Below are the different errors I get from different boot options (as images, sorry for any inconvenience)
I have installed EOS 4 times and Ventoy launched 0 times.
Always had to install it on a dedicated USB.
Burn it to a USB.
Your experience and my identical experience shows we are the tiny minority. But many Ventoy users deny that could ever happen. But it happens. USB health could be a tiny part of it.
According to you, ports may have been a reason so you can’t take hardware off the table.
I also speculate you may not have your bios in uefi/legacy sync with the Ventoy.
The new stick and the double check of usb settings will cost you little time. There’s more that one way to skin a cat here.
“Hello, I am attempting to boot into Endeavour Neo (2024.9.22) to save a laptop from Manjaro hell, though no matter what I do I can’t seem to boot into the LiveCD”
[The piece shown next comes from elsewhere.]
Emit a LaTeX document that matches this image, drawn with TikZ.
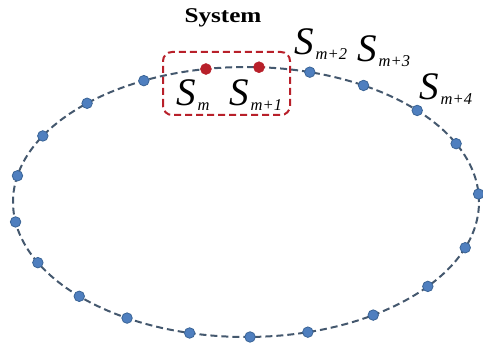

EDIT: I re-read. Ventoy boots. All your distros are there. You choose Endeaovour, press enter, and the pictures are your subsequent output. I stand by by two options: dedicated stick or something simple in bios.
I must admit, that between the few posts here about Ventoy issues, and several on Reddit… It makes me wonder, why use it? Just honest curiosity on my part.
I agree, I would push it to 95%, though when I get a busybox error or it can’t find it’s own drives with both hands, I will burn it to usb directly.
That’s far less of a problem than it used to be, and EOS typically works all the time on Ventoy for me.
I hear ya. I’ve just never had any issues using more traditional ISO USB options. KDE ISO Image Writer, balenaEtcher, openSUSE Imagewriter… none of those have ever failed me over the years.
the selling point of Ventoy is you can have 15 distros on the stick which means you don’t have to burn 15 sticks thus increasing your goof off time exponentially which is really cool
I will try updating first, been a long while since I’ve done so.
And I use Ventoy because I have a lot of different ISOs in my toolkit, not only just Linux but different Windows versions as well, and it’s much more convenient to have one USB stick on my keychain compared to having a drawer full of them, and I can just add more to it whenever, and it’s nice.
Though the 5% of times it doesn’t work is really inconvenient, and I’ll admit the latest Endeavour Neo release is the first time I’ve come into any issues.
Will report back once I try that out, AUR is taking a while to build it so it may be a moment.
You certainly need to ensure that Ventoy’s soft is up to date, because often because of this very thing, systems don’t boot. In addition, you may need to run EOS in GRUB2 mode. The second option at startup.
This is a majority of the issues I have seen with people using ventoy. It does need updating unlike a disk burned by a dd or even an image writer. The difference is in the efi.
Ventoy needs to keep up with the latest efi.
For best practices its always suggested to run a update on ventoy before trying to install.
Still using CD to boot? … I don’t care for ventoy the same as i don’t care for installing a bunch of linux distros on the same disc. … It can be problematic but there are many that do use it so it is an option. Just have to make sure it’s up to date. I don’t use it but I have in the past a couple of times. I prefer writing the ISO directly to usb with other methods.